For that matter, the lengthy legislation could turn out to have little time bombs, the nature of which cannot currently be guessed. Nothing about the process that produced the legislation, after all, suggests that it was put together with careful consideration. Conservatives will be able to capitalize on the discrediting of Obamacare, however it takes place, only if they campaign this fall on a pledge to replace this government-heavy system with true reform. Republicans running against Democrats who voted for this legislation will have the easiest task. But even Republicans running against Democrats who voted against it can advance the cause by challenging those Democrats either to advocate repeal and replacement themselves or to expose themselves as false opponents of Obamacare.
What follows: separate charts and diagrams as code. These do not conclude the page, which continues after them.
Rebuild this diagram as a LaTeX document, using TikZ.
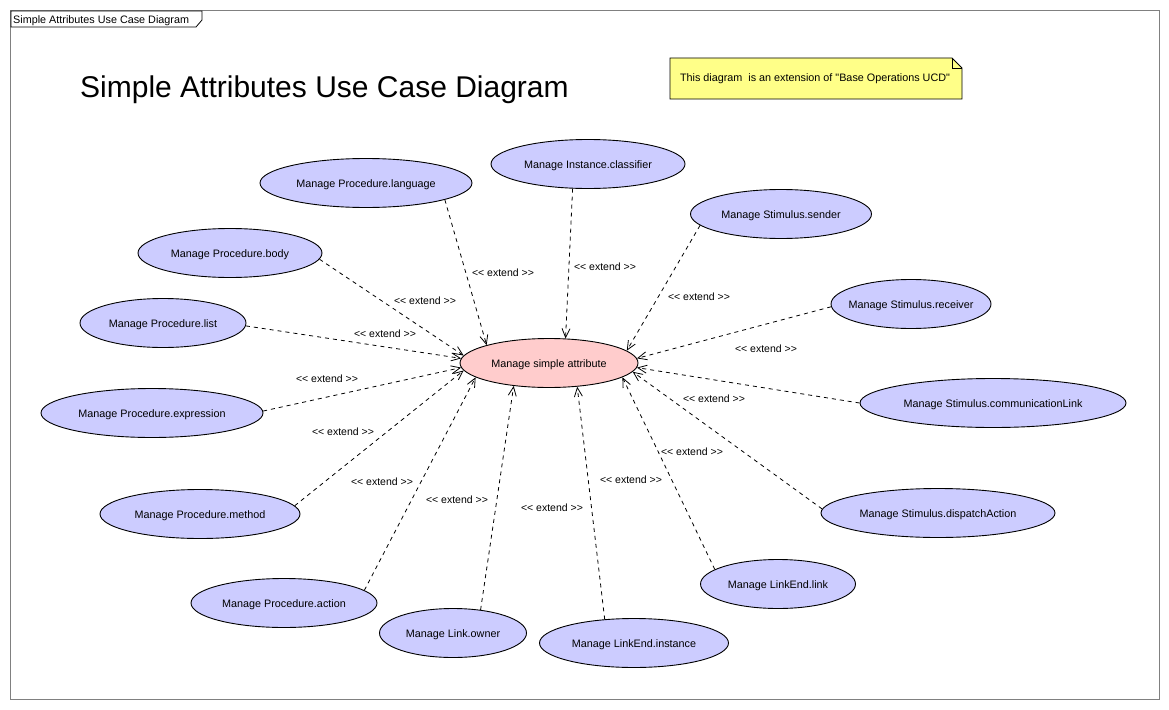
\documentclass[tikz,border=0pt]{standalone}
\usepackage{fontspec}
\setmainfont{Liberation Sans}[Ligatures=TeXOff]
\usetikzlibrary{arrows.meta,shapes.geometric}
\definecolor{ucfill}{RGB}{204,204,255}
\definecolor{mainfill}{RGB}{255,204,204}
\definecolor{notefill}{RGB}{255,255,136}
\definecolor{framegray}{RGB}{128,128,128}
\tikzset{
  uc/.style={ellipse, draw=black, fill=ucfill, line width=0.9pt, inner sep=0pt, minimum height=49pt},
  uctext/.style={font=\fontsize{10.8}{12}\selectfont, inner sep=0pt, yshift=-1.5pt},
  ext/.style={draw=black, line width=0.8pt, dash pattern=on 4pt off 4pt,
              -{Straight Barb[length=9pt,width=8pt]}},
  extlbl/.style={font=\fontsize{10.5}{12}\selectfont, inner sep=0pt, yshift=-1.5pt},
  smalltext/.style={font=\fontsize{10.8}{12}\selectfont, inner sep=0pt, yshift=-1.5pt},
}
\begin{document}
\begin{tikzpicture}[x=1pt,y=-1pt]
\useasboundingbox[fill=white] (0,0) rectangle (1169,709);
% frame
\draw[framegray, line width=0.9pt] (10.5,10.5) rectangle (1159.5,699.5);
\draw[black, line width=0.8pt, fill=white] (11,11) -- (202,11) -- (202,20) -- (196,27) -- (11,27) -- cycle;
\node[smalltext, anchor=west] (frametitle) at (13,19) {Simple Attributes Use Case Diagram};
% title
\node[font=\fontsize{30}{36}\selectfont, anchor=west, inner sep=0pt] (title) at (80,90) {Simple Attributes Use Case Diagram};
% note
\draw[black, line width=0.8pt, fill=notefill] (670,58) -- (952,58) -- (962,68) -- (962,99) -- (670,99) -- cycle;
\draw[black, line width=0.8pt] (952,58) -- (952,68) -- (962,68);
\node[smalltext] (note) at (815,77) {This diagram\hspace{3pt} is an extension of "Base Operations UCD"};
% use cases
\node[uc, fill=mainfill, minimum width=178pt, label={[uctext]center:Manage simple attribute}] (msa) at (549,363) {};
\node[uc, minimum width=194pt, label={[uctext]center:Manage Instance.classifier}] (cls) at (588,164) {};
\node[uc, minimum width=212pt, label={[uctext]center:Manage Procedure.language}] (lang) at (366,183) {};
\node[uc, minimum width=181pt, label={[uctext]center:Manage Stimulus.sender}] (snd) at (781,214) {};
\node[uc, minimum width=184pt, label={[uctext]center:Manage Procedure.body}] (body) at (230,253) {};
\node[uc, minimum width=160pt, label={[uctext]center:Manage Stimulus.receiver}] (rcv) at (911,304) {};
\node[uc, minimum width=166pt, label={[uctext]center:Manage Procedure.list}] (lst) at (163,323) {};
\node[uc, minimum width=222pt, label={[uctext]center:Manage Procedure.expression}] (expr) at (152,413) {};
\node[uc, minimum width=266pt, label={[uctext]center:Manage Stimulus.communicationLink}] (clk) at (993,403) {};
\node[uc, minimum width=200pt, label={[uctext]center:Manage Procedure.method}] (meth) at (200,514) {};
\node[uc, minimum width=234pt, label={[uctext]center:Manage Stimulus.dispatchAction}] (disp) at (938,513) {};
\node[uc, minimum width=155pt, label={[uctext]center:Manage LinkEnd.link}] (lel) at (778,584) {};
\node[uc, minimum width=186pt, label={[uctext]center:Manage Procedure.action}] (act) at (284,603) {};
\node[uc, minimum width=147pt, label={[uctext]center:Manage Link.owner}] (own) at (453,633) {};
\node[uc, minimum width=189pt, label={[uctext]center:Manage LinkEnd.instance}] (lei) at (634,643) {};
% extend connectors
\draw[ext] (lang.-12) -- (msa.164);
\draw[ext] (cls.238) -- (msa.56);
\draw[ext] (snd.188) -- (msa.9);
\draw[ext] (body.-4) -- (msa.175);
\draw[ext] (rcv.182) -- (msa.3);
\draw[ext] (lst.-2) -- (msa.177);
\draw[ext] (expr.1) -- (msa.183);
\draw[ext] (clk.180) -- (msa.-3);
\draw[ext] (meth.5) -- (msa.185);
\draw[ext] (disp.178) -- (msa.-6);
\draw[ext] (lel.167) -- (msa.-11);
\draw[ext] (act.9) -- (msa.191);
\draw[ext] (own.40) -- (msa.213);
\draw[ext] (lei.141) -- (msa.-40);
% labels
\node[extlbl] (x1) at (503,271) {<< extend >>};
\node[extlbl] (x2) at (605,265) {<< extend >>};
\node[extlbl] (x3) at (699,295) {<< extend >>};
\node[extlbl] (x4) at (425,299) {<< extend >>};
\node[extlbl] (x5) at (766,347) {<< extend >>};
\node[extlbl] (x6) at (385,332) {<< extend >>};
\node[extlbl] (x7) at (327,377) {<< extend >>};
\node[extlbl] (x8) at (714,397) {<< extend >>};
\node[extlbl] (x9) at (343,430) {<< extend >>};
\node[extlbl] (x10) at (692,450) {<< extend >>};
\node[extlbl] (x11) at (631,478) {<< extend >>};
\node[extlbl] (x12) at (382,480) {<< extend >>};
\node[extlbl] (x13) at (457,498) {<< extend >>};
\node[extlbl] (x14) at (552,506) {<< extend >>};
\end{tikzpicture}
\end{document}
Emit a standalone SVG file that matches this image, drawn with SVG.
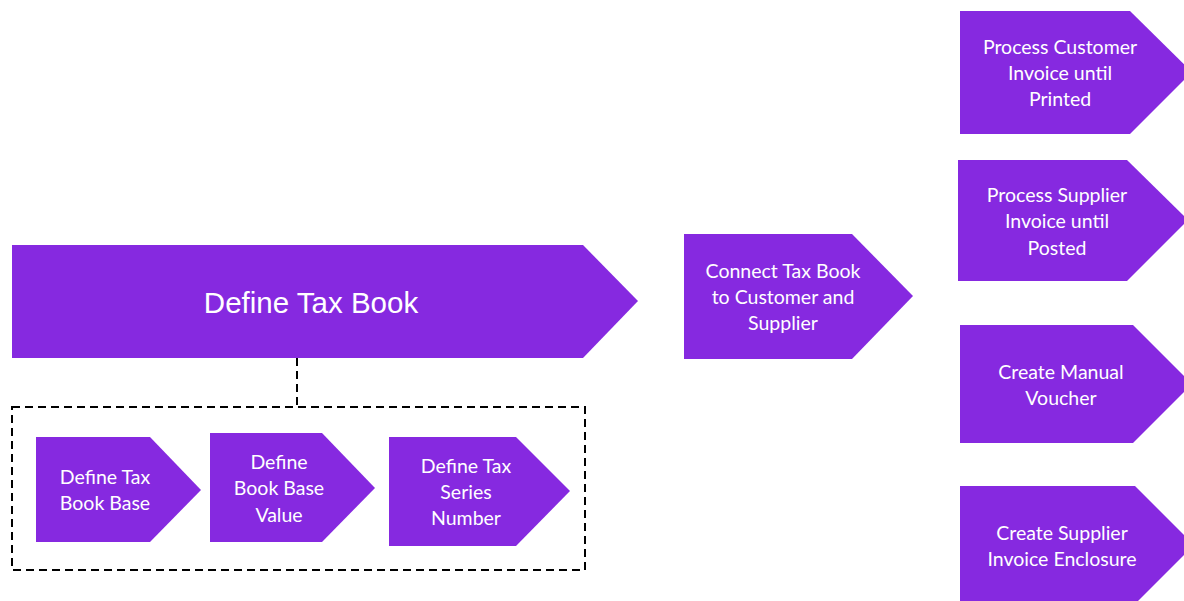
<svg xmlns="http://www.w3.org/2000/svg" width="1184" height="601" viewBox="0 0 1184 601">
<style>
.n{fill:#8629E0;}
.t{fill:#fff;font-family:Lato,"Open Sans",sans-serif;font-size:19.5px;text-anchor:middle;}
.big{fill:#fff;font-family:"Liberation Sans",Arial,sans-serif;font-size:29.5px;text-anchor:middle;}
.d{fill:none;stroke:#000;stroke-width:2;stroke-dasharray:8,5;}
</style>
<rect width="1184" height="601" fill="#fff"/>
<g id="connectors">
<path class="d" d="M297,358 V407"/>
<rect class="d" x="12" y="407" width="573" height="163"/>
</g>
<g id="define-tax-book">
<polygon class="n" points="12,245 583,245 638,301 583,358 12,358"/>
<text class="big" x="311" y="313">Define Tax Book</text>
</g>
<g id="define-tax-book-base">
<polygon class="n" points="36,437 150,437 201,490 150,542 36,542"/>
<text class="t" x="105" y="484">Define Tax</text>
<text class="t" x="105" y="510">Book Base</text>
</g>
<g id="define-book-base-value">
<polygon class="n" points="210,433 322,433 375,488 322,542 210,542"/>
<text class="t" x="279" y="469">Define</text>
<text class="t" x="279" y="495">Book Base</text>
<text class="t" x="279" y="522">Value</text>
</g>
<g id="define-tax-series-number">
<polygon class="n" points="389,437 516,437 570,491 516,546 389,546"/>
<text class="t" x="466" y="473">Define Tax</text>
<text class="t" x="466" y="499">Series</text>
<text class="t" x="466" y="525">Number</text>
</g>
<g id="connect-tax-book">
<polygon class="n" points="684,234 852,234 913,296 852,359 684,359"/>
<text class="t" x="783" y="278">Connect Tax Book</text>
<text class="t" x="783" y="304">to Customer and</text>
<text class="t" x="783" y="330">Supplier</text>
</g>
<g id="process-customer-invoice">
<polygon class="n" points="960,11 1130,11 1192,72 1130,134 960,134"/>
<text class="t" x="1060" y="54">Process Customer</text>
<text class="t" x="1060" y="80">Invoice until</text>
<text class="t" x="1060" y="106">Printed</text>
</g>
<g id="process-supplier-invoice">
<polygon class="n" points="958,160 1127,160 1188,220 1127,281 958,281"/>
<text class="t" x="1057" y="202">Process Supplier</text>
<text class="t" x="1057" y="228">Invoice until</text>
<text class="t" x="1057" y="255">Posted</text>
</g>
<g id="create-manual-voucher">
<polygon class="n" points="960,325 1133,325 1192,384 1133,443 960,443"/>
<text class="t" x="1061" y="379">Create Manual</text>
<text class="t" x="1061" y="405">Voucher</text>
</g>
<g id="create-supplier-invoice-enclosure">
<polygon class="n" points="960,486 1135,486 1194,545 1135,604 960,604"/>
<text class="t" x="1062" y="540">Create Supplier</text>
<text class="t" x="1062" y="566">Invoice Enclosure</text>
</g>
</svg>
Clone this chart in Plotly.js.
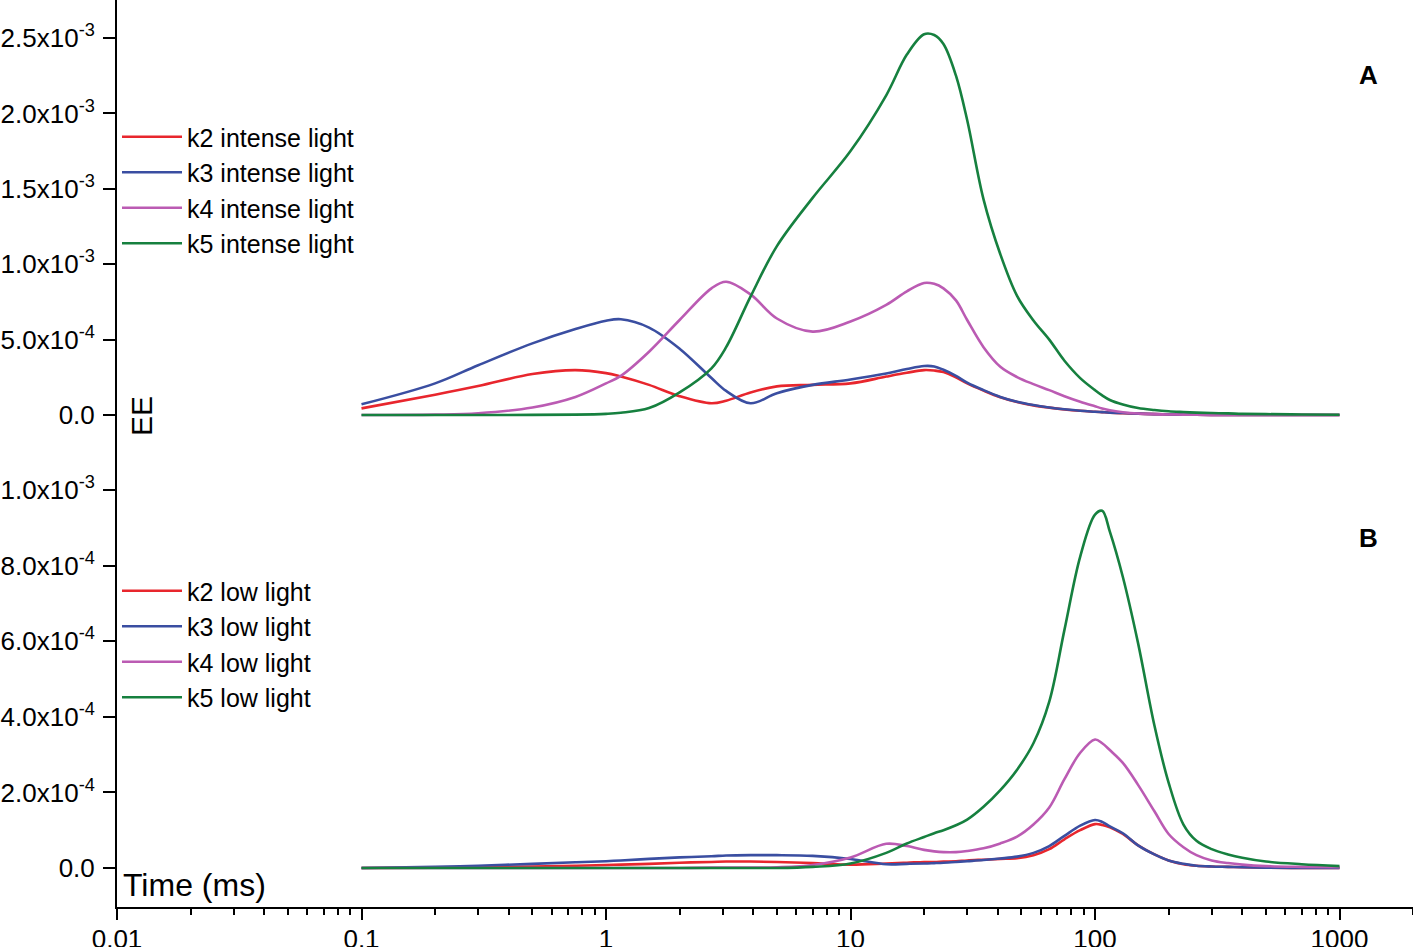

Nor have pro-lifers lost the war. Pro-lifers should campaign this fall on a pledge to make the Hyde amendment — the partial ban on government funding of abortion, which now applies to portions of federal spending and has to be renewed each year — a permanent feature of law that applies to all federal spending. The Obama administration and most of liberaldom have pretended over the last year to favor both the principle in general and the Hyde amendment in particular. And the principle is popular. Their posturing, disingenuous though it was, has handed pro-lifers a winning issue.
The Democrats have abused the system, ignoring both the Founders’ design and public opinion. The first step toward undoing that abuse is to make them pay a political price for it.